The work by Hawke and others shows that the brightness of rays is due to immaturity and/or compositional differences.
Redefining the C/E boundary
The working definition of Copernican age craters (larger than a few kilometers in diameter) is that they have sharp features and bright rays. Craters with slightly subdued form and have no rays have been traditionally given an Eratosthenian age. It is generally accepted that the boundary between Copernican and Eratosthenian is 1.1 billion years ago (see chart below) though different people have defined different durations for the systems. Copernicus crater itself (about 0.8 billion years old, based on dates obtained from Apollo 12 samples) is considered a good early Copernican marker, but it does not mark the base of the system.
There are craters with compositional rays whose ages are significantly greater than 1.1 billion years. Lichtenberg is a prime example. This 20-km-diameter crater is embayed on the southeast by mare basalt flows. Harry Hiesinger (Brown University) and his coworkers have estimated the age of these flows on the basis of the number of craters formed on them. They report an age of 1.6-2 billion years, distinctly older than the nominal C/E boundary age of 1.1 billion years. It follows that the mere presence of rays is not a reliable indicator of crater age. And it is no longer valid to assign a Copernican age to craters based only on the presence of rays.
Hawke and others conclude that a new method using the optical maturity parameter is required to distinguish Copernican from Eratosthenian craters. They acknowledge a problem of not knowing the time required for a surface to reach full optical maturity; no such age has been firmly established.
A possible solution was proposed by Jennifer Grier (formerly at the University of Arizona and now at the Harvard-Smithsonian Center for Astrophysics) and Al McEwen (University of Arizona) and colleagues. Their work showed that if the ejecta of Copernicus crater were slightly more mature, it would be impossible to tell apart from the optically mature bedrock. Since the commonly accepted age of Copernicus is about 0.8 billion years, then perhaps full optical maturity occurs at about 0.8 billion years. More work is necessary and future studies will look more closely at optical maturity maps of the Copernicus crater region to better define the C/E boundary in the lunar time scale.
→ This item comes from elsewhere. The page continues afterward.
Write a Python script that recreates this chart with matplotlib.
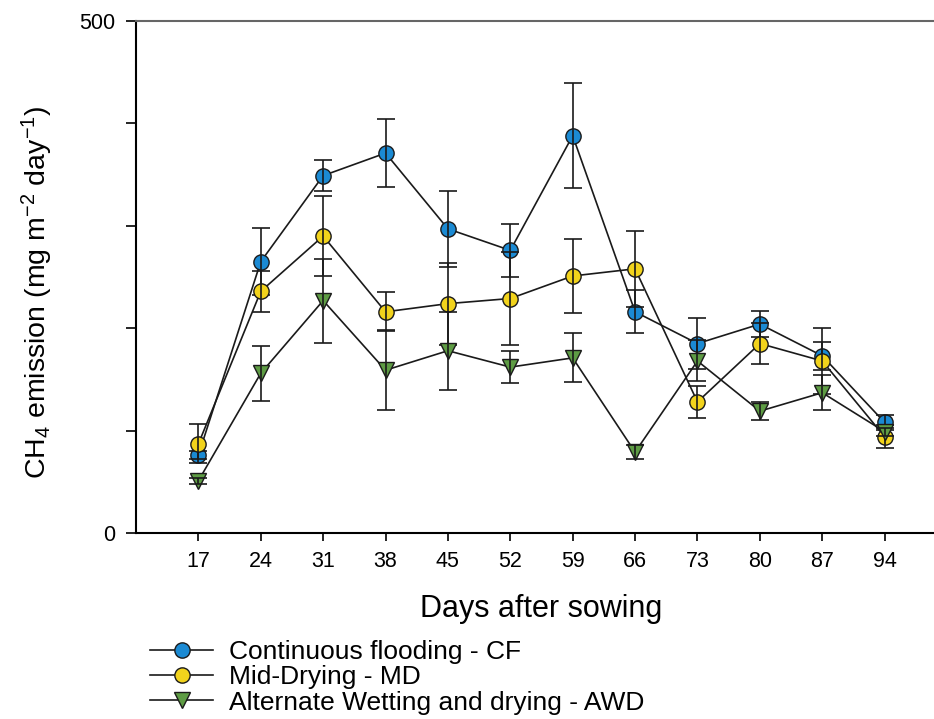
import numpy as np
import matplotlib
matplotlib.use("Agg")
import matplotlib.pyplot as plt
from matplotlib.ticker import FixedLocator, FuncFormatter

plt.rcParams.update(
    {
        "font.family": ["Liberation Sans", "DejaVu Sans"],
        "mathtext.fontset": "custom",
        "mathtext.rm": "Liberation Sans",
        "mathtext.it": "Liberation Sans:italic",
    }
)

days = [17, 24, 31, 38, 45, 52, 59, 66, 73, 80, 87, 94]

cf = [76, 265, 349, 371, 297, 276, 388, 216, 185, 204, 173, 108]
cf_err = [4, 33, 15, 33, 37, 26, 51, 21, 25, 13, 14, 7]

md = [87, 236, 290, 216, 224, 229, 251, 258, 128, 185, 168, 94]
md_err = [19, 20, 39, 19, 40, 45, 36, 37, 16, 20, 32, 11]

awd = [51, 156, 227, 159, 178, 162, 171, 79, 168, 119, 137, 99]
awd_err = [3, 27, 41, 39, 38, 16, 24, 7, 20, 9, 17, 4]

labels = [
    "Continuous flooding - CF",
    "Mid-Drying - MD",
    "Alternate Wetting and drying - AWD",
]

fig = plt.figure(figsize=(9.34, 7.19), dpi=100)
ax = fig.add_axes([136 / 934, 1 - 533 / 719, (947 - 136) / 934, (533 - 21) / 719])

series = [
    (cf, cf_err, "o", "#1b8ad3"),
    (md, md_err, "o", "#f2d31c"),
    (awd, awd_err, "v", "#5e9c44"),
]

handles = []
for (vals, errs, mk, col), lab in zip(series, labels):
    (ln,) = ax.plot(
        days,
        vals,
        "-",
        color="#1a1a1a",
        lw=1.2,
        marker=mk,
        ms=11,
        mfc=col,
        mec="#1a1a1a",
        mew=1.0,
        label=lab,
    )
    ax.errorbar(
        days,
        vals,
        yerr=errs,
        fmt="none",
        ecolor="#1a1a1a",
        elinewidth=1.2,
        capsize=6.5,
        capthick=1.2,
    )
    handles.append(ln)

ax.set_xlim(10, 101)
ax.set_ylim(0, 500)
ax.set_xticks(days)
ax.yaxis.set_major_locator(FixedLocator([0, 100, 200, 300, 400, 500]))
ax.yaxis.set_major_formatter(
    FuncFormatter(lambda v, p: f"{int(v)}" if v in (0, 500) else "")
)
ax.tick_params(axis="x", labelsize=15.5, length=6, width=1.2, pad=7)
ax.tick_params(axis="y", labelsize=15.5, length=7, width=1.2, pad=8)

ax.spines["right"].set_visible(False)
ax.spines["top"].set_color("#666666")
for s in ["left", "bottom", "top"]:
    ax.spines[s].set_linewidth(1.5)

ax.set_xlabel("Days after sowing", fontsize=22, labelpad=16)
ax.set_ylabel(
    r"CH$_4$ emission (mg m$^{-2}$ day$^{-1}$)", fontsize=20.5, labelpad=22
)
ax.yaxis.set_label_coords(-0.100, 0.47)

fig.legend(
    handles=handles,
    loc="upper left",
    bbox_to_anchor=(150 / 934, 1 - 640 / 719),
    frameon=False,
    fontsize=19,
    handlelength=2.4,
    handletextpad=0.6,
    labelspacing=0.05,
    borderpad=0,
    borderaxespad=0,
    numpoints=1,
)

fig.savefig("out.png", dpi=100)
One particularly useful way to pin down the ages of specific craters is to determine their absolute ages by isotopically dating samples returned from them. Cosmochemists could date either samples of impact melt from the floors of the craters or samples of mare basalts that embay ejecta from the craters, as at Lichtenberg.
LUNAR CRATER RAYS
FeO wt.%
dark is lower and
bright is higher
TiO2 wt.%
dark is lower and
bright is higher
OMAT Parameter
dark is mature and
bright is immature
This cartoon shows the evolution of a lunar combination ray. In panel A the ray brightness is due to the presence of immature, high-albedo highlands material and immature mare debris excavated by secondary craters. Panel B shows a ray in transition. The ray is less bright because of increased maturity. In panel C the ray has reached complete optical maturity and its brightness is only due to the fact that highlands-rich ray material is brighter than the darker material of the mare surface below.
Artist's concept of a lander on the Moon. Future automated sample-return missions to the Moon could allow cosmochemists to date specific impact craters or lava flows that embay craters. Such targeted sample return missions also allow us to address many other important problems in lunar science, such as the age of the youngest lava flows on the Moon.